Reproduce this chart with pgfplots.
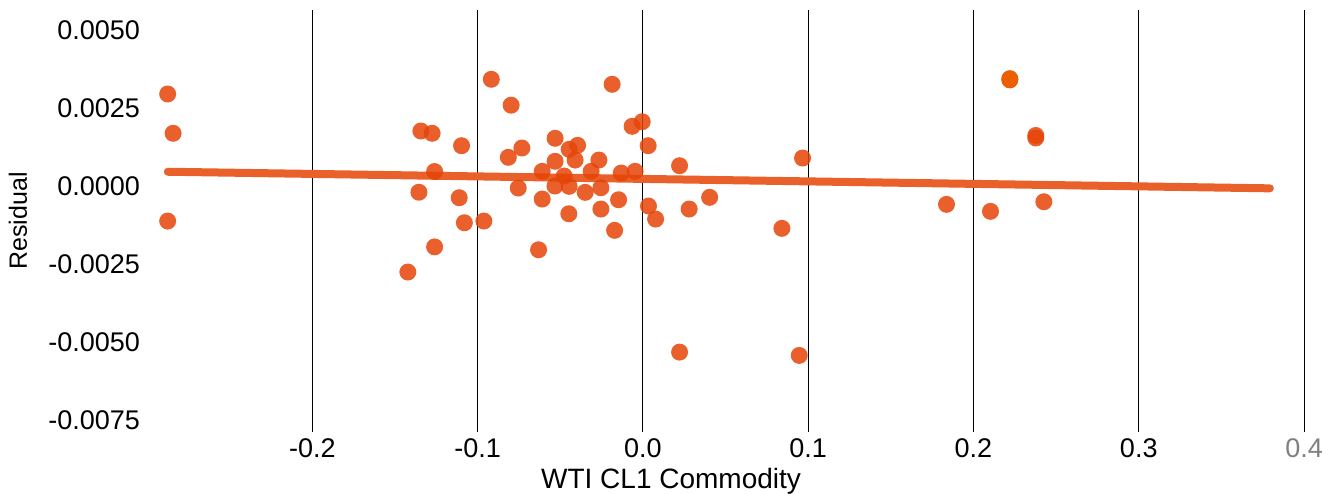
\documentclass[border=0pt]{standalone}
\usepackage{pgfplots}
\pgfplotsset{compat=1.18}
\usepackage{fontspec}
\setmainfont{Liberation Sans}
\definecolor{dot}{RGB}{230,68,7}
\definecolor{hot}{RGB}{235,95,2}
\definecolor{fitline}{RGB}{234,96,42}

\begin{document}
\begin{tikzpicture}
\begin{axis}[
  name=ax,
  scale only axis, width=581pt, height=211pt,
  xmin=-0.30, xmax=0.403, ymin=-0.00788, ymax=0.00564,
  axis line style={draw=none},
  tick style={draw=none},
  scaled x ticks=false, scaled y ticks=false,
  xtick={-0.2,-0.1,0,0.1,0.2,0.3,0.4},
  xticklabels={-0.2,-0.1,0.0,0.1,0.2,0.3,\textcolor{gray}{0.4}},
  ytick={-0.0075,-0.005,-0.0025,0,0.0025,0.005},
  yticklabels={-0.0075,-0.0050,-0.0025,0.0000,0.0025,0.0050},
  ticklabel style={font=\fontsize{13.5}{16}\selectfont},
  xmajorgrids, major grid style={black, line width=0.5pt},
  xlabel={WTI CL1 Commodity}, ylabel={Residual},
  every axis x label/.style={at={(rel axis cs:0.451,-0.116)}, anchor=center, font=\fontsize{14}{16}\selectfont},
  every axis y label/.style={at={(rel axis cs:-0.111,0.5)}, anchor=center, rotate=90, font=\fontsize{12.5}{15}\selectfont},
  clip=false,
]
% fitted line
\addplot[fitline, line width=4pt, line cap=round] coordinates {(-0.2874,0.000458) (0.3793,-0.0000737)};
% residuals
\addplot[only marks, color=dot, mark=*, mark size=4.25pt, mark options={fill=dot, fill opacity=0.85, draw opacity=0}] coordinates {
(-0.2875,0.002949) (-0.2842,0.001689) (-0.2875,-0.001122)
(-0.1343,0.001763) (-0.1275,0.001689) (-0.1097,0.001292) (-0.1260,0.000465)
(-0.1355,-0.000199) (-0.1111,-0.000375) (-0.1080,-0.001176) (-0.0962,-0.001122)
(-0.1260,-0.001949) (-0.1422,-0.002756)
(-0.0917,0.003420) (-0.0797,0.002590) (-0.0814,0.000920) (-0.0732,0.001218)
(-0.0754,-0.000064) (-0.0531,0.001529) (-0.0446,0.001176) (-0.0395,0.001304)
(-0.0531,0.000792) (-0.0410,0.000833) (-0.0609,0.000471) (-0.0266,0.000833)
(-0.0313,0.000471) (-0.0476,0.000321) (-0.0532,0.0) (-0.0446,-0.0000096)
(-0.0349,-0.000202) (-0.0254,-0.0000545) (-0.0609,-0.000417) (-0.0147,-0.000439)
(-0.0448,-0.000888) (-0.0254,-0.000737) (-0.0631,-0.002042) (-0.0171,-0.001420)
(-0.0186,0.003260) (-0.0065,0.001913) (-0.0004,0.002061) (0.0032,0.001292)
(-0.0131,0.000417) (-0.0047,0.000471) (0.0222,0.000651) (0.0034,-0.000641)
(0.0077,-0.001058) (0.0280,-0.000737) (0.0404,-0.000362)
(0.0966,0.000897) (0.0841,-0.001356) (0.0222,-0.005321) (0.0946,-0.005426)
(0.1837,-0.000587) (0.2103,-0.000811) (0.2426,-0.000503)
(0.2377,0.001620) (0.2377,0.001540)
};
\addplot[only marks, color=hot, mark=*, mark size=4.25pt, mark options={fill=hot, draw opacity=0}] coordinates {
(0.2220,0.003440) (0.2220,0.003400)
};
\end{axis}
\pgfresetboundingbox
\path[use as bounding box] ([xshift=-73.5pt,yshift=-30.5pt]ax.south west) rectangle ([xshift=12.5pt,yshift=5pt]ax.north east);
\end{tikzpicture}
\end{document}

-- -- --

▸ **What is asked**
Repeat the material above in full and exactly, apart from the pictures.

▸ **Written response**
Reproduce this chart with pgfplots.
\documentclass[border=0pt]{standalone}
\usepackage{pgfplots}
\pgfplotsset{compat=1.18}
\usepackage{fontspec}
\setmainfont{Liberation Sans}
\definecolor{dot}{RGB}{230,68,7}
\definecolor{hot}{RGB}{235,95,2}
\definecolor{fitline}{RGB}{234,96,42}

\begin{document}
\begin{tikzpicture}
\begin{axis}[
  name=ax,
  scale only axis, width=581pt, height=211pt,
  xmin=-0.30, xmax=0.403, ymin=-0.00788, ymax=0.00564,
  axis line style={draw=none},
  tick style={draw=none},
  scaled x ticks=false, scaled y ticks=false,
  xtick={-0.2,-0.1,0,0.1,0.2,0.3,0.4},
  xticklabels={-0.2,-0.1,0.0,0.1,0.2,0.3,\textcolor{gray}{0.4}},
  ytick={-0.0075,-0.005,-0.0025,0,0.0025,0.005},
  yticklabels={-0.0075,-0.0050,-0.0025,0.0000,0.0025,0.0050},
  ticklabel style={font=\fontsize{13.5}{16}\selectfont},
  xmajorgrids, major grid style={black, line width=0.5pt},
  xlabel={WTI CL1 Commodity}, ylabel={Residual},
  every axis x label/.style={at={(rel axis cs:0.451,-0.116)}, anchor=center, font=\fontsize{14}{16}\selectfont},
  every axis y label/.style={at={(rel axis cs:-0.111,0.5)}, anchor=center, rotate=90, font=\fontsize{12.5}{15}\selectfont},
  clip=false,
]
% fitted line
\addplot[fitline, line width=4pt, line cap=round] coordinates {(-0.2874,0.000458) (0.3793,-0.0000737)};
% residuals
\addplot[only marks, color=dot, mark=*, mark size=4.25pt, mark options={fill=dot, fill opacity=0.85, draw opacity=0}] coordinates {
(-0.2875,0.002949) (-0.2842,0.001689) (-0.2875,-0.001122)
(-0.1343,0.001763) (-0.1275,0.001689) (-0.1097,0.001292) (-0.1260,0.000465)
(-0.1355,-0.000199) (-0.1111,-0.000375) (-0.1080,-0.001176) (-0.0962,-0.001122)
(-0.1260,-0.001949) (-0.1422,-0.002756)
(-0.0917,0.003420) (-0.0797,0.002590) (-0.0814,0.000920) (-0.0732,0.001218)
(-0.0754,-0.000064) (-0.0531,0.001529) (-0.0446,0.001176) (-0.0395,0.001304)
(-0.0531,0.000792) (-0.0410,0.000833) (-0.0609,0.000471) (-0.0266,0.000833)
(-0.0313,0.000471) (-0.0476,0.000321) (-0.0532,0.0) (-0.0446,-0.0000096)
(-0.0349,-0.000202) (-0.0254,-0.0000545) (-0.0609,-0.000417) (-0.0147,-0.000439)
(-0.0448,-0.000888) (-0.0254,-0.000737) (-0.0631,-0.002042) (-0.0171,-0.001420)
(-0.0186,0.003260) (-0.0065,0.001913) (-0.0004,0.002061) (0.0032,0.001292)
(-0.0131,0.000417) (-0.0047,0.000471) (0.0222,0.000651) (0.0034,-0.000641)
(0.0077,-0.001058) (0.0280,-0.000737) (0.0404,-0.000362)
(0.0966,0.000897) (0.0841,-0.001356) (0.0222,-0.005321) (0.0946,-0.005426)
(0.1837,-0.000587) (0.2103,-0.000811) (0.2426,-0.000503)
(0.2377,0.001620) (0.2377,0.001540)
};
\addplot[only marks, color=hot, mark=*, mark size=4.25pt, mark options={fill=hot, draw opacity=0}] coordinates {
(0.2220,0.003440) (0.2220,0.003400)
};
\end{axis}
\pgfresetboundingbox
\path[use as bounding box] ([xshift=-73.5pt,yshift=-30.5pt]ax.south west) rectangle ([xshift=12.5pt,yshift=5pt]ax.north east);
\end{tikzpicture}
\end{document}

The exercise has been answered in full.